Now, unlike a lot of people, I am a champion of review scores. I have heard a lot of arguments for and against that have provided valuable reasoning and critique on the 'out of 10' scoring but I came to realise the other day that the reason for most of the arguments is pretty much all to do with subjective pragmatics (or what YOU think the little numbers mean).
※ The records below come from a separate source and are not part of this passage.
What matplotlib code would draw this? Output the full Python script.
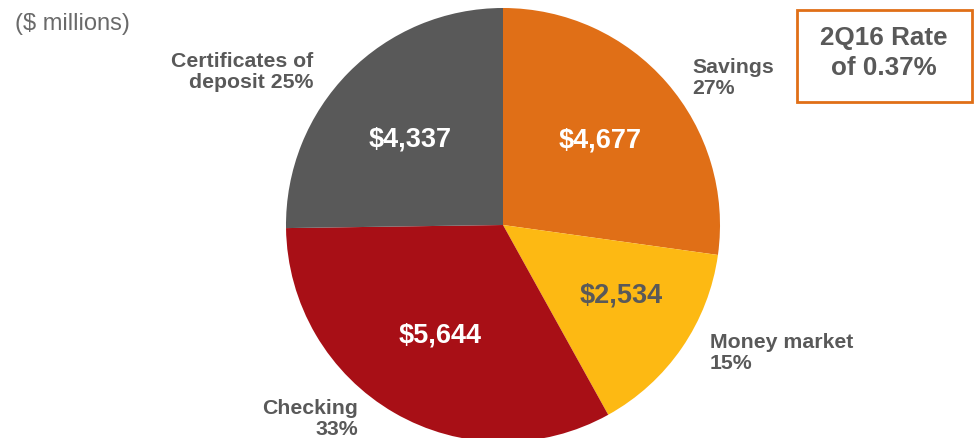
import matplotlib
matplotlib.use("Agg")
import matplotlib.pyplot as plt
from matplotlib.patches import Rectangle

categories = ["Savings", "Money market", "Checking", "Certificates of deposit"]
values = [4677, 2534, 5644, 4337]
value_labels = ["$4,677", "$2,534", "$5,644", "$4,337"]
pct_labels = ["Savings\n27%", "Money market\n15%", "Checking\n33%", "Certificates of\ndeposit 25%"]
colors = ["#E06F17", "#FDB913", "#A80F16", "#595959"]

plt.rcParams['font.family'] = ['Liberation Sans', 'DejaVu Sans']
W, H = 978, 439
fig = plt.figure(figsize=(W/100, H/100), dpi=100)
ax = fig.add_axes([0, 0, 1, 1])

# y axis is inverted (pixel coords), so startangle=-90 points to the top and
# counterclockwise in data space appears clockwise on screen
wedges, _ = ax.pie(values, colors=colors, startangle=-90, counterclock=True,
                   center=(503, 226), radius=217, frame=True,
                   wedgeprops=dict(linewidth=0))
ax.set_xlim(0, W)
ax.set_ylim(H, 0)
ax.set_aspect('equal')
ax.axis('off')

txt = "#595959"
vpos = [(600, 141), (621, 296), (440, 336), (410, 140)]
vcol = ["white", txt, "white", "white"]
for (x, y), s, c in zip(vpos, value_labels, vcol):
    ax.text(x, y, s, ha='center', va='center', fontsize=19.5, fontweight='bold', color=c)

fs = 15.3
ls = 1.18
ax.text(692, 78, pct_labels[0], ha='left', va='center', fontsize=fs, fontweight='bold', color=txt, linespacing=ls)
ax.text(710, 353, pct_labels[1], ha='left', va='center', fontsize=fs, fontweight='bold', color=txt, linespacing=ls)
ax.text(358, 419, pct_labels[2], ha='right', va='center', fontsize=fs, fontweight='bold', color=txt, linespacing=ls, multialignment='right')
ax.text(313, 72, pct_labels[3], ha='right', va='center', fontsize=fs, fontweight='bold', color=txt, linespacing=ls, multialignment='right')

ax.text(15, 24, "($ millions)", ha='left', va='center', fontsize=17, color="#6a6a6a")

ax.add_patch(Rectangle((797, 11), 175, 92, fill=False, edgecolor="#E06F17", linewidth=2))
ax.text(884, 53, "2Q16 Rate\nof 0.37%", ha='center', va='center', fontsize=18.7, fontweight='bold', color=txt, linespacing=1.3)

fig.savefig("out.png", dpi=100)
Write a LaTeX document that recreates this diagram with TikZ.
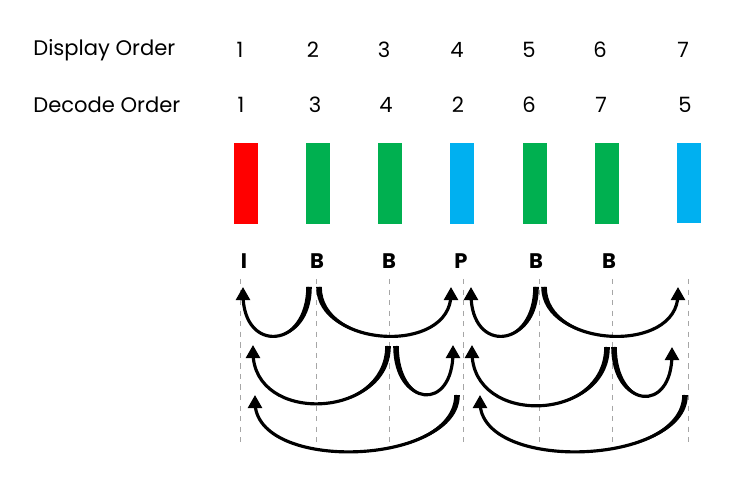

I personally take the review score as an overall roundup of how entertaining the game is, essentially a more in depth 'get it or don't' scale. The problem is the fact that I have an opinion on what review score symbolises and that it differs from other people's interpretation. The score can take on a whole new meaning depending on how you interpret it. For example, I was talking to a close friend about this very subject and when I asked him of his opinion, he said that he sees review scores as how close to 'perfect' the game is, with 10 being nothing of real substance to complain about that effects the core experience in any way. This seems to be what DTOID seems to go by with the descriptions explaining of their scores especially when it comes to the coveted '10'.
Let's re-iterate how DTOID defines the '10 bomb':
'10.0 /10 Flawless Victory: Games rated 10 aren't perfect, since nothing is, but they come as close as you could get in a given genre. The new must-have game in its sector, we're talking pure ecstasy.'
With that answer I quickly responded "Deadly Premonition 10/10".
Don't get me wrong, I love Deadly Premonition, and I am thankful that Jim praised the game as highly as he did but you have to be as crazy as our beloved Francis if you think that Deadly Premonition fits the criteria of near-perfect as DTOID describes it. Now Jim does back up why he loves the game so much when he describes the game as 'being absolutely terrible in a completely hilarious way' but just because a game's knowingly awful doesn't stop it from being awful.
Now this is where reviews and scores collide and sometimes end up opposing each other, which is why I choose to take review scores as I do rather than how close to perfect something is.
But then again, how do you define perfect? If you take Perfect to mean the enjoyment factor of the game then that is perfectly reasonable to give the game a 10 or do you see it as a mixture of gameplay, narrative, sound design, controls etc standard as I do, that means that the game obviously doesn't fit that criteria or maybe in your opinion it does maybe satire excuses it all or maybe because the gameplay is awful for a reason maybe that means it's not bad but how do you define bad and...aaaaahhhhhhhhhhh!!!!!!!!!!
Look, game review scores should either be a representation of entertainment value or quality as seen by the reviewer. You can't have it both ways.
I like review scores, but they don't seem to like me very much.
Sitting in my bed having recently been fired from my job of an impressive 1 month I've come to seek emotional refuge at good old DTOID, of which i'm a relatively new member, instead of the numerous porn sites I could be at, crushing my self esteem with every tug until culminating in a climax of absolute depression and sobbing into my 'pleasure rag'.
I've noticed recently while browsing through my steam library and being met with "32 minutes played" by about half the games that I own that I seem to be giving up on completing games and saying 'I'll get back to it some time' far more frequently than in previous years. Now I could put this down to my maturing into an adult and not having time to dable in these silly pastimes but seeing as though I am currently at '300 hours played' on Fallout 3 with about 15 being in the past week I don't think that's the case. And I wonder why I got fired?
I think the true cause is the ever decreasing amount I'm paying for games.
About 5 years ago I would have pitched the grandest of all trouser tents if I saw killer 7 for £15 in store, but now with the introduction of steam sales, GoG, the App store, PC indie market, the growth of amazon and ebay and second hand high street chains such as the wonderful CeX we have here in England I now consider for about an hour whether to buy Alan Wake for £4. With all these games at your fingertips at such low cost I think the motivation to play the games diminishes. It's not even that I don't enjoy the games. I have absolutely fallen in love with Lone Survivor despite only having played less than an hour of it but having payed around about 75p for it in a steam sale my attitude when I'm bored tilts less towards, "lets play some Lone Survivor" and more "Let's check CeX and see if I can get that copy of Dreamfall for 50p". I find it sad to admit that a lot of games have almost become disposable products to me due to the throwaway prices.
My suspicions were confirmed when I think of all the games I have bought for over £30 recently I have completed or at least sunk 30+ hours into. Games such as Spec Ops:The Line, Dishonoured, Mass Effect 3 and Sleeping dogs (which I don't really like that much anyway). The best analogy I could think of is gaming is like having a bag of sweets, the odd one tossed your way by a friend or bought as a treat is lovely, a minuscule little jellied treat. But when you bring a whole multipack home and start gorging on the first packet you look at the others in distain. The novelty has worn off and they will sit at the back of a cupboard for months. Unless you payed £30 for that bag of sweets in which case you're going to fucking enjoy it.